Hay una o dos generalizaciones incorrectas que delatan sus ambivalencias. Tal vez sea cierto que "toda política, como toda historia, es concreta". Pero ¿no sería prudente agregar: "Sin duda nadie que realmente piense en la historia puede al mismo tiempo tomarse la política en serio"? Pero ¿es así? ¿Es cierto que "nadie puede pensar y golpear a alguien al mismo tiempo"? Muhammad Alí parece refutarlo, y también –con más contundencia– la reciente evolución de los misiles teleguiados de alta precisión.

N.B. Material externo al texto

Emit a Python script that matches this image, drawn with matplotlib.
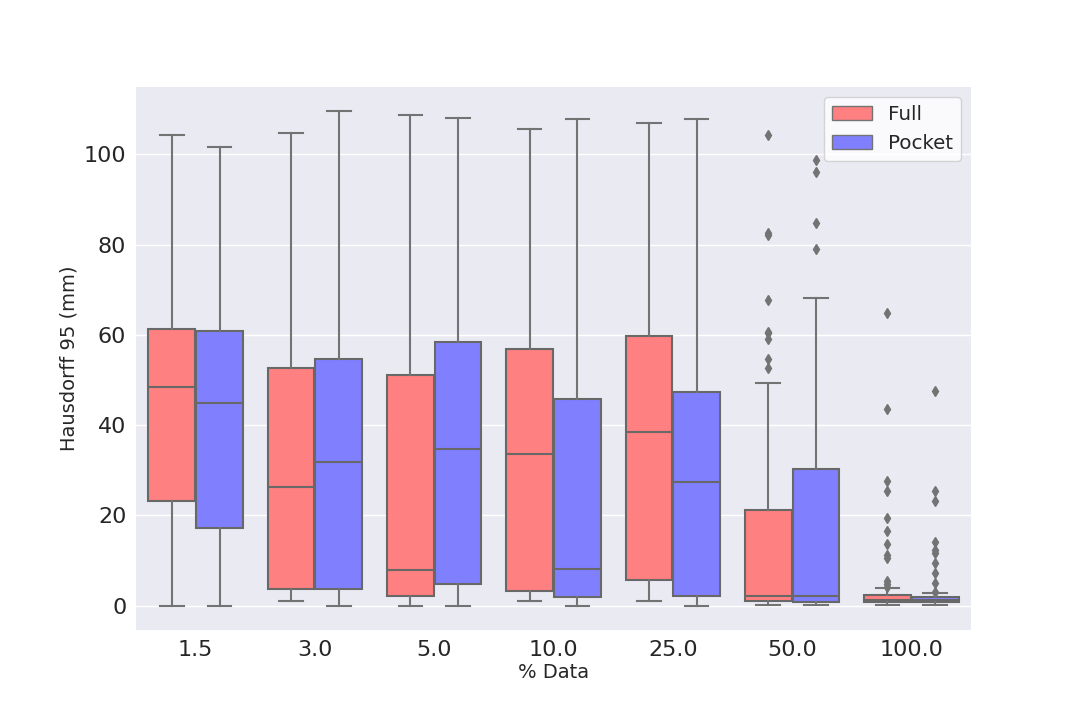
import matplotlib
matplotlib.use("Agg")
import matplotlib.pyplot as plt
from matplotlib.patches import Patch

categories = ["1.5", "3.0", "5.0", "10.0", "25.0", "50.0", "100.0"]
hues = ["Full", "Pocket"]

full_whislo = [0.0, 1.0, 0.0, 1.0, 1.0, 0.1, 0.2]
full_q1 = [23.1, 3.6, 2.2, 3.3, 5.6, 1.1, 0.9]
full_med = [48.4, 26.2, 7.8, 33.6, 38.4, 2.2, 1.3]
full_q3 = [61.3, 52.7, 51.1, 56.9, 59.8, 21.1, 2.3]
full_whishi = [104.4, 104.7, 108.8, 105.7, 107.0, 49.3, 3.9]
full_fliers = [[], [], [], [], [],
               [104.4, 82.6, 82.1, 67.8, 60.7, 60.4, 59.0, 54.6, 52.6],
               [64.8, 43.5, 27.6, 25.3, 19.4, 16.6, 13.7, 11.3, 10.5, 5.5, 4.8, 4.2]]

pocket_whislo = [0.0, 0.0, 0.0, 0.0, 0.0, 0.1, 0.2]
pocket_q1 = [17.1, 3.6, 4.7, 2.0, 2.2, 0.9, 0.8]
pocket_med = [44.9, 31.8, 34.7, 8.2, 27.3, 2.2, 1.2]
pocket_q3 = [60.9, 54.7, 58.4, 45.8, 47.3, 30.2, 1.9]
pocket_whishi = [101.7, 109.7, 108.1, 107.9, 107.9, 68.2, 2.8]
pocket_fliers = [[], [], [], [], [],
                 [98.8, 96.1, 84.8, 79.0],
                 [47.6, 25.3, 23.1, 14.1, 12.4, 11.6, 9.5, 7.2, 5.1, 3.1]]

colors = {"Full": "#FF8080", "Pocket": "#8080FF"}
gray = "#737373"
box_edge = "#686868"

plt.rcParams.update({
    "axes.facecolor": "#EAEAF2",
    "axes.edgecolor": "white",
    "axes.grid": True,
    "axes.axisbelow": True,
    "grid.color": "white",
    "grid.linewidth": 1.0,
    "xtick.bottom": False,
    "ytick.left": False,
    "xtick.color": "#262626",
    "ytick.color": "#262626",
    "axes.labelcolor": "#262626",
    "text.color": "#262626",
    "font.family": ["DejaVu Sans"],
})

fig = plt.figure(figsize=(10.8, 7.2), dpi=100)
ax = fig.add_axes([0.126, 0.125, 0.773, 0.754])
for s in ax.spines.values():
    s.set_visible(False)

def make_stats(lo, q1, med, q3, hi, fl):
    return [dict(whislo=a, q1=b, med=c, q3=d, whishi=e, fliers=f, label="")
            for a, b, c, d, e, f in zip(lo, q1, med, q3, hi, fl)]

series = [
    ("Full", make_stats(full_whislo, full_q1, full_med, full_q3, full_whishi, full_fliers), -0.2),
    ("Pocket", make_stats(pocket_whislo, pocket_q1, pocket_med, pocket_q3, pocket_whishi, pocket_fliers), 0.2),
]

lw = 1.5
for name, stats, off in series:
    pos = [i + off for i in range(len(categories))]
    ax.bxp(stats, positions=pos, widths=0.392, patch_artist=True, manage_ticks=False,
           boxprops=dict(facecolor=colors[name], edgecolor=box_edge, linewidth=lw),
           whiskerprops=dict(color=gray, linewidth=lw),
           capprops=dict(color=gray, linewidth=lw),
           medianprops=dict(color=box_edge, linewidth=lw),
           flierprops=dict(marker="d", markersize=5, markerfacecolor=gray,
                           markeredgecolor=gray, linestyle="none"))

ax.set_xticks(range(len(categories)))
ax.set_xticklabels(categories)
ax.set_xlim(-0.5, len(categories) - 0.5)
ax.set_ylim(-5.4, 114.9)
ax.set_yticks([0, 20, 40, 60, 80, 100])
ax.xaxis.grid(False)
ax.tick_params(axis="x", labelsize=16, pad=4)
ax.tick_params(axis="y", labelsize=16, pad=3.5)
ax.set_xlabel("% Data", fontsize=14, labelpad=2)
ax.set_ylabel("Hausdorff 95 (mm)", fontsize=14, labelpad=3.5)

handles = [Patch(facecolor=colors[h], edgecolor=gray, linewidth=1.0, label=h) for h in hues]
ax.legend(handles=handles, loc="upper right", fontsize=14.3, facecolor="white",
          edgecolor="#CCCCCC", framealpha=0.8)

fig.savefig("out.png", dpi=100)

El libro se cierra con un juicio bastante insatisfactorio: no hay modo de imaginar la guerra si no es de primera mano. Aquí el peligro es la tautología: también era inimaginable para los combatientes y los sobrevivientes hasta que, como sucede a menudo, les tocó el turno. No hay un modo verdadero de ser "antibélico"; lo que hay son diversas maneras de eludir el dilema. Dalton Trumbo escribió Johnny cogió su fusil (1939), una de las más grandes ficciones "antibélicas" del canon norteamericano, como una sátira sobre "la guerra que terminaría con todas las guerras", y muchos años después la transformó en una estupenda película. Pero al principio, cuando el libro se publicó, Trumbo quedó muy impresionado al ver cómo su obra maestra era pirateada y reimpresa por grupos fascistas norteamericanos, muchos de los cuales se disfrazaban de "Madres por la Paz" y cosas por el estilo, y trató de impedir que abusaran de su obra de ese modo. Pero, ¿era realmente un abuso tomarle la palabra? Los que más repulsión sienten por la guerra y la violencia son también los más proclives a decidir que, después de todo, hay ciertas cosas por las que vale la pena pelear. Eso es lo que tiñe los asuntos humanos de cierto color trágico, pero también de un elemento de esperanza que a menudo suele pasarse por alto.